Вроде бы несложно устроенный – миф повторяется в современности – роман не приедается, прием не надоедает – так разнообразно, непрогнозируемо корреспондируют русская и греческая части. Иногда, для зрелищности, что ли, между двумя реальностями возникают целые коридоры; так, исчезнувшая на Каспии без вести плавбаза «Ашхабад» – попавшая в меандр, есть такая версия – однажды протаранивает корабль Эдипа около Фив; пробирающий, жуткий эпизод (про меандр Витяша начитался у Беляева; у того «меандр» – некая особая волна, разрушающая все в нее попавшее на молекулярном уровне, распыляющая на частицы).
Зоя катается на трамвае, Эдип грузит мешки в порту, Витяша плохо ест – кажется, что автор нарочно заваливает и так слабый сюжетный огонь кучей древесного мусора, избыточных подробностей, но в «Эдипе царе» все время чувствуется тяга; роман, как исправно сложенная печь, обладает системой вентиляции – и не дымит; ни одна из 620 страниц не кажется скучной.
Трудно сказать, зачем, чтобы рассказать историю одной несчастной семьи пятидесятых годов ХХ века, нужно было запараллеливать ее с фиванским мифом (который – если кто-то ожидает от финала некоего внятного разъяснения – не является ключом к этой истории, но лишь поднимает бытовую коллизию до высокой трагедии о неотвратимости).

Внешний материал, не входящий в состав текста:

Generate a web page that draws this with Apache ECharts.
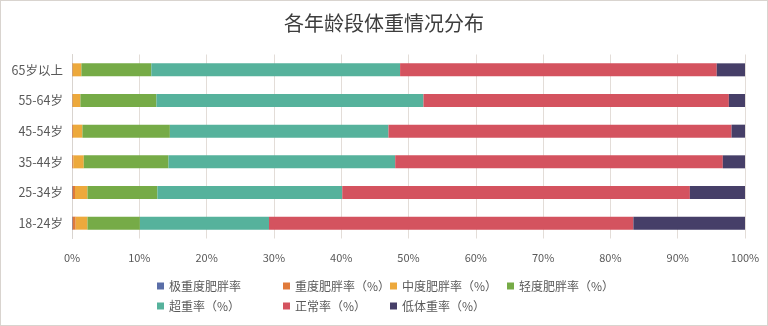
<!DOCTYPE html>
<html><head><meta charset="utf-8">
<script src="https://cdn.jsdelivr.net/npm/echarts@6/dist/echarts.min.js"></script>
<style>html,body{margin:0;padding:0;background:#fff}#c{width:766px;height:324px;border:1px solid #d9d4cf}</style>
</head><body><div id="c"></div>
<script>
const categories = ['18-24岁','25-34岁','35-44岁','45-54岁','55-64岁','65岁以上'];
const seriesNames = ['极重度肥胖率','重度肥胖率（%）','中度肥胖率（%）','轻度肥胖率（%）','超重率（%）','正常率（%）','低体重率（%）'];
const extremeObese = [0.1, 0.1, 0.05, 0.05, 0.05, 0.05];
const severeObese  = [0.45, 0.35, 0.15, 0.1, 0.05, 0.05];
const moderateObese= [1.75, 1.85, 1.55, 1.4, 1.15, 1.3];
const mildObese    = [7.8, 10.4, 12.6, 13.0, 11.3, 10.4];
const overweight   = [19.2, 27.5, 33.7, 32.5, 39.7, 37.0];
const normal       = [54.2, 51.7, 48.7, 51.0, 45.4, 47.1];
const underweight  = [16.6, 8.2, 3.3, 2.0, 2.4, 4.2];
const xTicks = ['0%','10%','20%','30%','40%','50%','60%','70%','80%','90%','100%'];
const colors = ['#5a6ea8','#e07a3a','#eda93c','#76ab47','#56b29c','#d4535f','#463f68'];

const all = [extremeObese, severeObese, moderateObese, mildObese, overweight, normal, underweight];
const totals = categories.map((_, i) => all.reduce((s, a) => s + a[i], 0));
const chart = echarts.init(document.getElementById('c'));
const font = '"Noto Sans CJK SC", sans-serif';

// legend layout (Excel-like columns)
const colX = [156, 282, 389, 506];
const rowY = [277, 297];
const legends = seriesNames.map((name, k) => ({
  left: colX[k % 4], top: rowY[Math.floor(k / 4)], padding: 0,
  itemWidth: 7, itemHeight: 7, icon: 'rect',
  textStyle: { fontFamily: font, fontSize: 12, color: '#595959', lineHeight: 16 },
  data: [name]
}));

chart.setOption({
  animation: false,
  title: { text: '各年龄段体重情况分布', left: 'center', top: 7,
    textStyle: { fontFamily: font, fontSize: 20, fontWeight: 'normal', color: '#3d3d3d' } },
  legend: legends,
  grid: { left: 71, right: 22, top: 53.5, bottom: 86.5, containLabel: false },
  xAxis: {
    type: 'value', min: 0, max: 100, interval: 10,
    axisLine: { show: false }, axisTick: { show: false },
    splitLine: { show: true, lineStyle: { color: '#e3ddd8', width: 1 } },
    axisLabel: { margin: 14, fontFamily: font, fontSize: 11, color: '#595959',
      formatter: (v) => xTicks[Math.round(v / 10)] }
  },
  yAxis: {
    type: 'category', data: categories,
    axisLine: { show: true, lineStyle: { color: '#d9d4cf' } },
    axisTick: { show: false },
    axisLabel: { margin: 9, fontFamily: font, fontSize: 12.5, color: '#595959' }
  },
  series: all.map((arr, k) => ({
    name: seriesNames[k], type: 'bar', stack: 'total', barWidth: 13,
    itemStyle: { color: colors[k] },
    data: arr.map((v, i) => v / totals[i] * 100)
  }))
});
</script></body></html>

Не исключено, автору такого сочинения есть что обсудить с психоаналитиком; судя по более-менее совпадающим датам рождения Эдипа-Витяши и Юрия Волкова можно предположить, что роман автобиографический – но это, по сути, беспочвенный домысел. Что известно о Ю. Волкове доподлинно – так это круг его профессиональной компетенции, куда входят скульптура, романистика и драматургия. К своему стыду, ваш обозреватель, слишком часто судящий об искусстве в манере читателя из первого абзаца, вынужден признаться, что никогда не видел ни изваяний Ю. Волкова, ни его пьес. Утешает только то, что «Эдип царь» хотя бы отчасти компенсирует это упущение – в нем есть и форма, и вес, и драматическое напряжение.